What the exercise asks: Extract all lines that hold the string "document".

-- -- --

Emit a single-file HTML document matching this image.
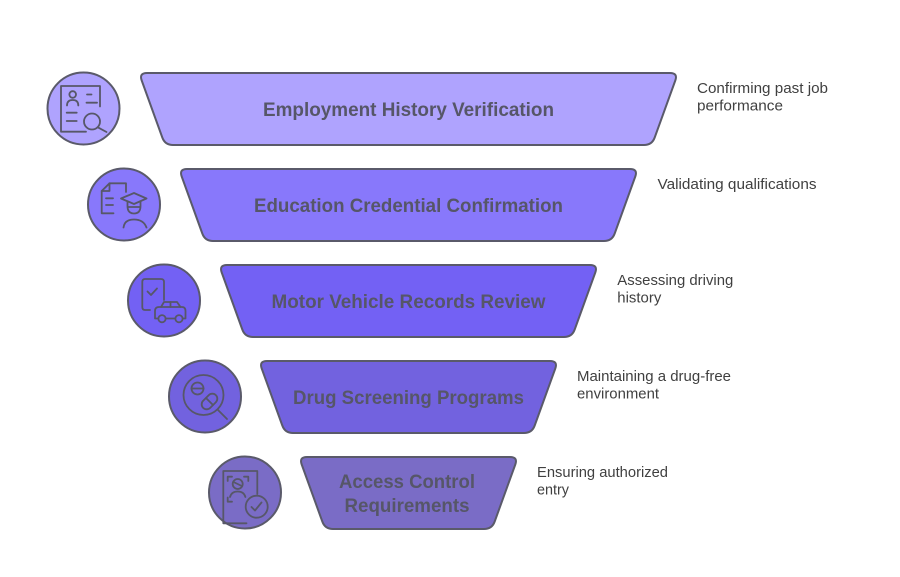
<!DOCTYPE html>
<html>
<head>
<meta charset="utf-8">
<style>
  html, body { margin: 0; padding: 0; background: #ffffff; }
  body { width: 900px; height: 577px; overflow: hidden; }
  svg { display: block; }
  .lbl { font-family: "Liberation Sans", Arial, sans-serif; font-weight: bold; font-size: 19px; fill: #565668; text-anchor: middle; }
  .desc { font-family: "Liberation Sans", Arial, sans-serif; font-size: 14.8px; fill: #404040; }
  .shape { stroke: #5a5a6a; stroke-width: 2; }
  .ic { fill: none; stroke: #575768; stroke-width: 1.8; stroke-linecap: round; stroke-linejoin: round; }
</style>
</head>
<body>
<svg width="900" height="577" viewBox="0 0 900 577" xmlns="http://www.w3.org/2000/svg">
  <!-- Trapezoids -->
  <path class="shape" fill="#afa3fe" d="M147,73 L670,73 Q678,73 675.3,80.5 L654.7,137.5 Q652,145 644,145 L173,145 Q165,145 162.3,137.5 L141.7,80.5 Q139,73 147,73 Z"/>
  <path class="shape" fill="#8878fb" d="M187,169 L630,169 Q638,169 635.3,176.5 L614.7,233.5 Q612,241 604,241 L213,241 Q205,241 202.3,233.5 L181.7,176.5 Q179,169 187,169 Z"/>
  <path class="shape" fill="#7361f4" d="M227,265 L590,265 Q598,265 595.3,272.5 L574.7,329.5 Q572,337 564,337 L253,337 Q245,337 242.3,329.5 L221.7,272.5 Q219,265 227,265 Z"/>
  <path class="shape" fill="#7262df" d="M267,361 L550,361 Q558,361 555.3,368.5 L534.7,425.5 Q532,433 524,433 L293,433 Q285,433 282.3,425.5 L261.7,368.5 Q259,361 267,361 Z"/>
  <path class="shape" fill="#7a6cc6" d="M307,457 L510,457 Q518,457 515.3,464.5 L494.7,521.5 Q492,529 484,529 L333,529 Q325,529 322.3,521.5 L301.7,464.5 Q299,457 307,457 Z"/>

  <!-- Labels -->
  <text class="lbl" x="408.5" y="116" textLength="291" lengthAdjust="spacingAndGlyphs">Employment History Verification</text>
  <text class="lbl" x="408.5" y="212" textLength="309" lengthAdjust="spacingAndGlyphs">Education Credential Confirmation</text>
  <text class="lbl" x="408.5" y="308" textLength="274" lengthAdjust="spacingAndGlyphs">Motor Vehicle Records Review</text>
  <text class="lbl" x="408.5" y="404" textLength="231" lengthAdjust="spacingAndGlyphs">Drug Screening Programs</text>
  <text class="lbl" x="407" y="488" textLength="136" lengthAdjust="spacingAndGlyphs">Access Control</text>
  <text class="lbl" x="407" y="512" textLength="125" lengthAdjust="spacingAndGlyphs">Requirements</text>

  <!-- Descriptions -->
  <text class="desc" x="697" y="93" textLength="131" lengthAdjust="spacingAndGlyphs">Confirming past job</text>
  <text class="desc" x="697" y="110.5" textLength="86" lengthAdjust="spacingAndGlyphs">performance</text>
  <text class="desc" x="657.5" y="189" textLength="159" lengthAdjust="spacingAndGlyphs">Validating qualifications</text>
  <text class="desc" x="617.3" y="285" textLength="116" lengthAdjust="spacingAndGlyphs">Assessing driving</text>
  <text class="desc" x="617.3" y="302.5" textLength="44" lengthAdjust="spacingAndGlyphs">history</text>
  <text class="desc" x="577" y="381" textLength="154" lengthAdjust="spacingAndGlyphs">Maintaining a drug-free</text>
  <text class="desc" x="577" y="398.5" textLength="82" lengthAdjust="spacingAndGlyphs">environment</text>
  <text class="desc" x="537" y="477" textLength="131" lengthAdjust="spacingAndGlyphs">Ensuring authorized</text>
  <text class="desc" x="537" y="494.5" textLength="32" lengthAdjust="spacingAndGlyphs">entry</text>

  <!-- Circles -->
  <circle class="shape" cx="83.5" cy="108.5" r="36" fill="#afa3fe"/>
  <circle class="shape" cx="124" cy="204.5" r="36" fill="#8878fb"/>
  <circle class="shape" cx="164" cy="300.5" r="36" fill="#7361f4"/>
  <circle class="shape" cx="205" cy="396.5" r="36" fill="#7262df"/>
  <circle class="shape" cx="245" cy="492.5" r="36" fill="#7a6cc6"/>

  <!-- Icon 1: resume with magnifier -->
  <g class="ic">
    <path d="M86,131.7 L61,131.7 L61,86 L100,86 L100,106.5"/>
    <circle cx="72.7" cy="94.5" r="3.3"/>
    <path d="M67,105.5 Q67,100 72.7,100 Q78.3,100 78.3,105.5"/>
    <line x1="87" y1="94.5" x2="91.5" y2="94.5"/>
    <line x1="86.5" y1="102.7" x2="97" y2="102.7"/>
    <line x1="66.7" y1="112.7" x2="76.7" y2="112.7"/>
    <line x1="66.7" y1="121" x2="76.7" y2="121"/>
    <circle cx="92" cy="121.5" r="8"/>
    <line x1="97.8" y1="127.3" x2="106.5" y2="132"/>
  </g>

  <!-- Icon 2: document with graduate -->
  <g class="ic">
    <path d="M113.5,213.3 L101.7,213.3 L101.7,191 L109.5,183.3 L126,183.3 L126,192"/>
    <path d="M101.7,191 L109.5,191 L109.5,183.3"/>
    <line x1="106" y1="198.3" x2="113" y2="198.3"/>
    <line x1="106" y1="205" x2="113" y2="205"/>
    <path d="M121,198.5 L134,193 L146.5,198.5 L134,204 Z"/>
    <path d="M127.5,201.5 L127.5,206 Q127.5,213.5 134,213.5 Q140.5,213.5 140.5,206 L140.5,201.5"/>
    <line x1="128" y1="207" x2="140" y2="207"/>
    <path d="M123.5,227.5 Q124.5,219.5 134,219.5 Q143.5,219.5 146.5,227.5"/>
  </g>

  <!-- Icon 3: phone + car -->
  <g class="ic">
    <path d="M150,310 L145,310 Q142.3,310 142.3,307 L142.3,282 Q142.3,279 145,279 L161,279 Q164,279 164,282 L164,300"/>
    <path d="M147.5,291.5 L151,295 L157,288.5"/>
    <path d="M161,307 L164,302 L177,302 L180.5,307"/>
    <line x1="170.5" y1="302" x2="170.5" y2="307"/>
    <path d="M157.5,318.5 L155,318.5 L155,311 Q155,307 159,307 L182,307 Q185.5,307 185.5,311 L185.5,318.5 L183,318.5"/>
    <line x1="166" y1="318.5" x2="175" y2="318.5"/>
    <circle cx="162" cy="318.7" r="3.6"/>
    <circle cx="179" cy="318.7" r="3.6"/>
  </g>

  <!-- Icon 4: pills under magnifier -->
  <g class="ic">
    <circle cx="203.5" cy="395" r="20"/>
    <line x1="217.5" y1="409.5" x2="227" y2="419"/>
    <circle cx="197.5" cy="388.5" r="6"/>
    <line x1="191.5" y1="388.5" x2="203.5" y2="388.5"/>
    <g transform="rotate(-45 209.5 401.5)">
      <rect x="200.5" y="396.5" width="18" height="10" rx="5"/>
      <line x1="209.5" y1="396.5" x2="209.5" y2="406.5"/>
    </g>
  </g>

  <!-- Icon 5: face scan document with check -->
  <g class="ic">
    <path d="M246.5,523.3 L223.3,523.3 L223.3,471 L257.3,471 L257.3,494"/>
    <path d="M227.7,481 L227.7,476.7 L232,476.7"/>
    <path d="M244,476.7 L248.3,476.7 L248.3,481"/>
    <path d="M227.7,497.5 L227.7,501.7 L232,501.7"/>
    <circle cx="237.7" cy="484" r="5"/>
    <line x1="233.5" y1="482" x2="241.8" y2="486"/>
    <path d="M230,497 Q231.5,491.5 237.7,491.5 Q243.9,491.5 245.4,497"/>
    <circle cx="256.7" cy="506.7" r="11"/>
    <path d="M251.5,507 L255,510.5 L261.5,502.5"/>
  </g>
</svg>
</body>
</html>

-- -- --

Answer to the exercise:
Emit a single-file HTML document matching this image.
  <!-- Icon 2: document with graduate -->
  <!-- Icon 5: face scan document with check -->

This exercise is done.